## START DATASET EXTRACT

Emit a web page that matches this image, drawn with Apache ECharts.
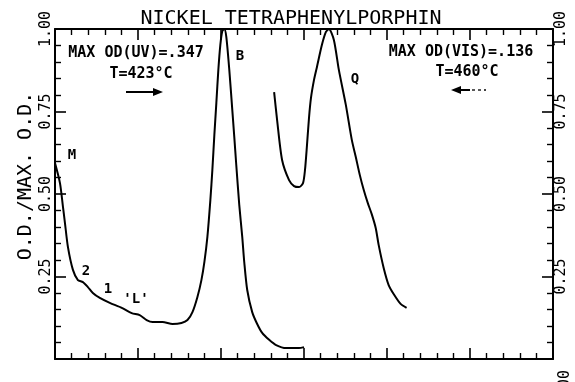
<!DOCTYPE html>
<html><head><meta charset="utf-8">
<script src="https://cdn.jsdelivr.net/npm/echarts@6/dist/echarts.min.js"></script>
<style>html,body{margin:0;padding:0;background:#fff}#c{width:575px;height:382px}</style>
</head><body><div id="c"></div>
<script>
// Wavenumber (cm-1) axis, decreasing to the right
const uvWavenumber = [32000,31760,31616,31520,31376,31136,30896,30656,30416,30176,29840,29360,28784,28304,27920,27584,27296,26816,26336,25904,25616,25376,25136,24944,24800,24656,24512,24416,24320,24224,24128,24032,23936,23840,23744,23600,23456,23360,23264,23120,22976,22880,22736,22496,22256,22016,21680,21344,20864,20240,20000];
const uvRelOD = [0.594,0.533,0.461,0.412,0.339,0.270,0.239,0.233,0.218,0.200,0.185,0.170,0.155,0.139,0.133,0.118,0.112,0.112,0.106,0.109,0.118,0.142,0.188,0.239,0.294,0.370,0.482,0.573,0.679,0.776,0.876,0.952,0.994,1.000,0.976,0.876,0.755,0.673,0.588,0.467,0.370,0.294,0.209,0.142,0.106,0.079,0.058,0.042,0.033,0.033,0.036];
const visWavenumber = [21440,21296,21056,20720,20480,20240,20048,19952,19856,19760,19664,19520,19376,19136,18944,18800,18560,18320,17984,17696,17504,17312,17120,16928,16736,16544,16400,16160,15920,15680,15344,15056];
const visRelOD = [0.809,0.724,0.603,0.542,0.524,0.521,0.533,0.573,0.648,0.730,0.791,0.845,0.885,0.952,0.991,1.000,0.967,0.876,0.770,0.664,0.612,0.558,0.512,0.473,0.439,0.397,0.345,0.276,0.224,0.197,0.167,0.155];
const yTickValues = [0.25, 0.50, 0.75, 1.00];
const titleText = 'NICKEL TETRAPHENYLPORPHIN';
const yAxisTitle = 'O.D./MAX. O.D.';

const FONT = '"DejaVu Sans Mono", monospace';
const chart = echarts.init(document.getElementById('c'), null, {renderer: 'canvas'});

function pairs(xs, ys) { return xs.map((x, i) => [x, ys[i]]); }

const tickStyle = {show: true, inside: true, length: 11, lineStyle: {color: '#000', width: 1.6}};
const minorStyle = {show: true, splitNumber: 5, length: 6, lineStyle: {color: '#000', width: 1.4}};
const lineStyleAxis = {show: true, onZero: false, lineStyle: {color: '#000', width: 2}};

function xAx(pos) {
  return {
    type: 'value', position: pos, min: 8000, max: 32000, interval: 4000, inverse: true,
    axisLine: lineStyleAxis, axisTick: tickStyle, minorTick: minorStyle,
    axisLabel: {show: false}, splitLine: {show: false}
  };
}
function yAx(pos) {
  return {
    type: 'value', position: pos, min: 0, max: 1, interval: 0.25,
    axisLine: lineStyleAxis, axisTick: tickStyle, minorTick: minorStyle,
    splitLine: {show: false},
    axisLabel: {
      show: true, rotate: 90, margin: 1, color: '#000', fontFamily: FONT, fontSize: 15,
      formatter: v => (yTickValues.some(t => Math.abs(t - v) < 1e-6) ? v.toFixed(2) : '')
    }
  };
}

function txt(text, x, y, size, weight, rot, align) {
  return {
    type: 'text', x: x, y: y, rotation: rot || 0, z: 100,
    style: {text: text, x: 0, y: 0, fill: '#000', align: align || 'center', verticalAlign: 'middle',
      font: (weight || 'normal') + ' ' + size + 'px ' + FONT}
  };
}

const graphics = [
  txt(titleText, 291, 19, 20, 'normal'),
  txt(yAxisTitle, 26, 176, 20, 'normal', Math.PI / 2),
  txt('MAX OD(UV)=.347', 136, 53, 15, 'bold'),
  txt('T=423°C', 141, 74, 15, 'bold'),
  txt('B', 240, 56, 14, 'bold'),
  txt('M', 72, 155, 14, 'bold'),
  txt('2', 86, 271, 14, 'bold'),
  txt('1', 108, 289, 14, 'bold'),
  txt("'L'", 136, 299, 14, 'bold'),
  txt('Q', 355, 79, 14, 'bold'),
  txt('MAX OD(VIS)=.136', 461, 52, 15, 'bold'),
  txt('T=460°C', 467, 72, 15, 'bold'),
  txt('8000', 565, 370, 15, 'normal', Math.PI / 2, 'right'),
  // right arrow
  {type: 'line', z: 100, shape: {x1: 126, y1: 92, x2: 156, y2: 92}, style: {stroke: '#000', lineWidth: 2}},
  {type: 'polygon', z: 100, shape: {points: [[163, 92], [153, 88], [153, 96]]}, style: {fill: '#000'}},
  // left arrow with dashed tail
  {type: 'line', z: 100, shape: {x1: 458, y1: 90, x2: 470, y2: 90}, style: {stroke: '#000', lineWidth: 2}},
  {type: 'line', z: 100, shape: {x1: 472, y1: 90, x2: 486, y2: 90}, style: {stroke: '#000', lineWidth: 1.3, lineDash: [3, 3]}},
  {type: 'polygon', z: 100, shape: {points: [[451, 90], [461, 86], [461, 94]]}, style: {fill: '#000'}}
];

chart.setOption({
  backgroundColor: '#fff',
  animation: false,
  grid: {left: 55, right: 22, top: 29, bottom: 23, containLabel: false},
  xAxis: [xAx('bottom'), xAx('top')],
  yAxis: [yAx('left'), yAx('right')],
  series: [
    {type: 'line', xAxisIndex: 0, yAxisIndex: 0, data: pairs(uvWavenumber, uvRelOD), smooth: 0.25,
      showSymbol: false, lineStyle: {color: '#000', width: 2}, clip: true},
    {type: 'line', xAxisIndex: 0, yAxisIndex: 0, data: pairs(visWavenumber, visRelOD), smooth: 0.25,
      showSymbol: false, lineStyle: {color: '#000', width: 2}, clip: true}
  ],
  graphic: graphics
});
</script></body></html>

## END DATASET EXTRACT

## THE TASK
Look at the listing and set down only the lines from its start through the line with "const yAxisTitle = 'O.D./MAX. O.D.';", word for word and without pictures.

## EXPECTED ANSWER
Emit a web page that matches this image, drawn with Apache ECharts.
<!DOCTYPE html>
<html><head><meta charset="utf-8">
<script src="https://cdn.jsdelivr.net/npm/echarts@6/dist/echarts.min.js"></script>
<style>html,body{margin:0;padding:0;background:#fff}#c{width:575px;height:382px}</style>
</head><body><div id="c"></div>
<script>
// Wavenumber (cm-1) axis, decreasing to the right
const uvWavenumber = [32000,31760,31616,31520,31376,31136,30896,30656,30416,30176,29840,29360,28784,28304,27920,27584,27296,26816,26336,25904,25616,25376,25136,24944,24800,24656,24512,24416,24320,24224,24128,24032,23936,23840,23744,23600,23456,23360,23264,23120,22976,22880,22736,22496,22256,22016,21680,21344,20864,20240,20000];
const uvRelOD = [0.594,0.533,0.461,0.412,0.339,0.270,0.239,0.233,0.218,0.200,0.185,0.170,0.155,0.139,0.133,0.118,0.112,0.112,0.106,0.109,0.118,0.142,0.188,0.239,0.294,0.370,0.482,0.573,0.679,0.776,0.876,0.952,0.994,1.000,0.976,0.876,0.755,0.673,0.588,0.467,0.370,0.294,0.209,0.142,0.106,0.079,0.058,0.042,0.033,0.033,0.036];
const visWavenumber = [21440,21296,21056,20720,20480,20240,20048,19952,19856,19760,19664,19520,19376,19136,18944,18800,18560,18320,17984,17696,17504,17312,17120,16928,16736,16544,16400,16160,15920,15680,15344,15056];
const visRelOD = [0.809,0.724,0.603,0.542,0.524,0.521,0.533,0.573,0.648,0.730,0.791,0.845,0.885,0.952,0.991,1.000,0.967,0.876,0.770,0.664,0.612,0.558,0.512,0.473,0.439,0.397,0.345,0.276,0.224,0.197,0.167,0.155];
const yTickValues = [0.25, 0.50, 0.75, 1.00];
const titleText = 'NICKEL TETRAPHENYLPORPHIN';
const yAxisTitle = 'O.D./MAX. O.D.';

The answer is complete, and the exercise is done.